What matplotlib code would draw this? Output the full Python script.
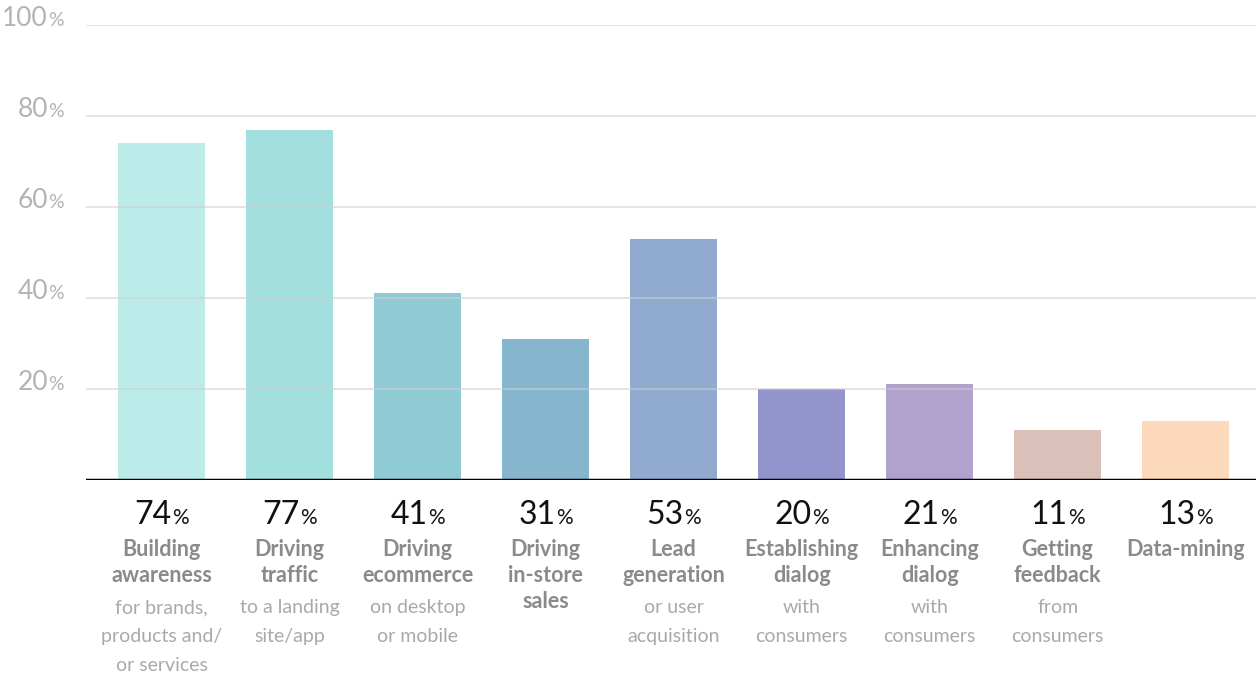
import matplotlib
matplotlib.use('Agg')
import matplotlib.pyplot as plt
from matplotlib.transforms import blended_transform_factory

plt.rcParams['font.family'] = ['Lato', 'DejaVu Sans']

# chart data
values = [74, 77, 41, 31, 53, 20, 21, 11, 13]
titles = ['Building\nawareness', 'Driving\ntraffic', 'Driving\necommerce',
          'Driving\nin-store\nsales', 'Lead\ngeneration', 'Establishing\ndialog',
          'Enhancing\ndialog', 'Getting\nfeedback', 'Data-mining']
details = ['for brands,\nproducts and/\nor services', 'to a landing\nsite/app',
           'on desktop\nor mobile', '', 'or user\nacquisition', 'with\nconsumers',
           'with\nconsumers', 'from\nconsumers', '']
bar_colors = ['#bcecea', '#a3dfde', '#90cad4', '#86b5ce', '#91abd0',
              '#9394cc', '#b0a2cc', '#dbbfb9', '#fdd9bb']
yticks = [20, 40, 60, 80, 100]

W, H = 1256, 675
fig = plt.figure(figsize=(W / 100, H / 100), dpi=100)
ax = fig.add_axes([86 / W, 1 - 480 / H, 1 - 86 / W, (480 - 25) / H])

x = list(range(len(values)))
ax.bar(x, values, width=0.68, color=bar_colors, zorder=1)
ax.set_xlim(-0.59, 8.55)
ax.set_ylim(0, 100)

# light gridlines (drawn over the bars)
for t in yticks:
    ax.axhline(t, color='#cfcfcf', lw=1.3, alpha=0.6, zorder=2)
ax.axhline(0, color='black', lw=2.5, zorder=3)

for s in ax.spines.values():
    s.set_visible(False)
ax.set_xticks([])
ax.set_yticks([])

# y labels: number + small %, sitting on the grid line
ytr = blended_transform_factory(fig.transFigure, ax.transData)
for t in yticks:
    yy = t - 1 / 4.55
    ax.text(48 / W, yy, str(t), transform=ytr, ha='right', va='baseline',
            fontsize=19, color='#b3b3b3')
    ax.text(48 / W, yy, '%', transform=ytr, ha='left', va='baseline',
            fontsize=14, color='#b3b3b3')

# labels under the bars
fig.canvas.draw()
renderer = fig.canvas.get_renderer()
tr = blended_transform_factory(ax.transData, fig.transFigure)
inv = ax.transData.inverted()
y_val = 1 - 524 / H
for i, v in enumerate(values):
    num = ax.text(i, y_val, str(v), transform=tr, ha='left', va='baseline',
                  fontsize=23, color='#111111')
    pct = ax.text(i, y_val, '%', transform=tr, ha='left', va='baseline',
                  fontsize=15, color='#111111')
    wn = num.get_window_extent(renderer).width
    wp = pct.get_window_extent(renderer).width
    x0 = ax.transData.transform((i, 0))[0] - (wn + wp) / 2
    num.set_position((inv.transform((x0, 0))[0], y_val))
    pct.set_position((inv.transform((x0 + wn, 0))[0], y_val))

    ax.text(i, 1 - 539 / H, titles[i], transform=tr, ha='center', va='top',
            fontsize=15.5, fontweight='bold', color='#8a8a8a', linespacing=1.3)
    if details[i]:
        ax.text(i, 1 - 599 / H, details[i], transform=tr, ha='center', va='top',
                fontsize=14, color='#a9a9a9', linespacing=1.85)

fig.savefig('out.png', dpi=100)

* * *

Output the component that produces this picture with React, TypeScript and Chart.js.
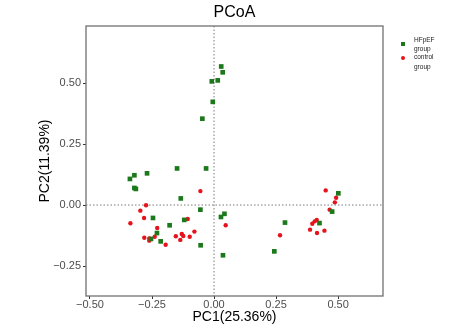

...

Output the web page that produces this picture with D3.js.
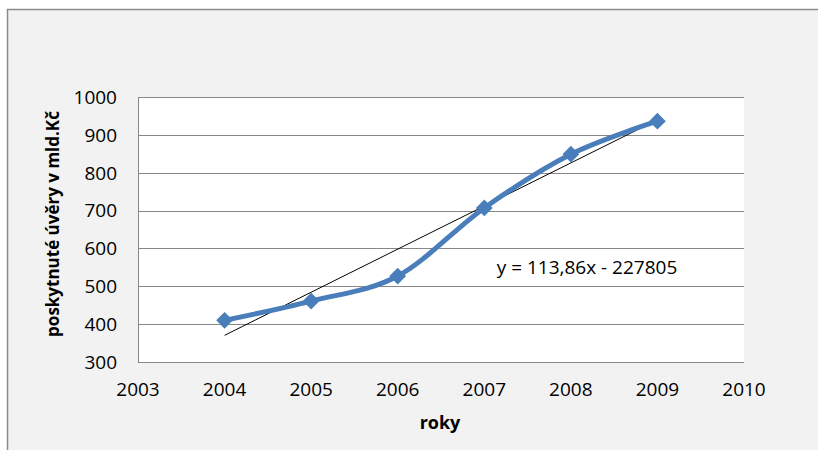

> _TO BE DONE_: Omit all pictures, then copy the lines between the ones holding "What matplotlib code" and "plt.rcParams['font.family'] = ['Lato', 'DejaVu", inclusive.

> _EXPECTED ANSWER_:
What matplotlib code would draw this? Output the full Python script.
import matplotlib
matplotlib.use('Agg')
import matplotlib.pyplot as plt
from matplotlib.transforms import blended_transform_factory

plt.rcParams['font.family'] = ['Lato', 'DejaVu Sans']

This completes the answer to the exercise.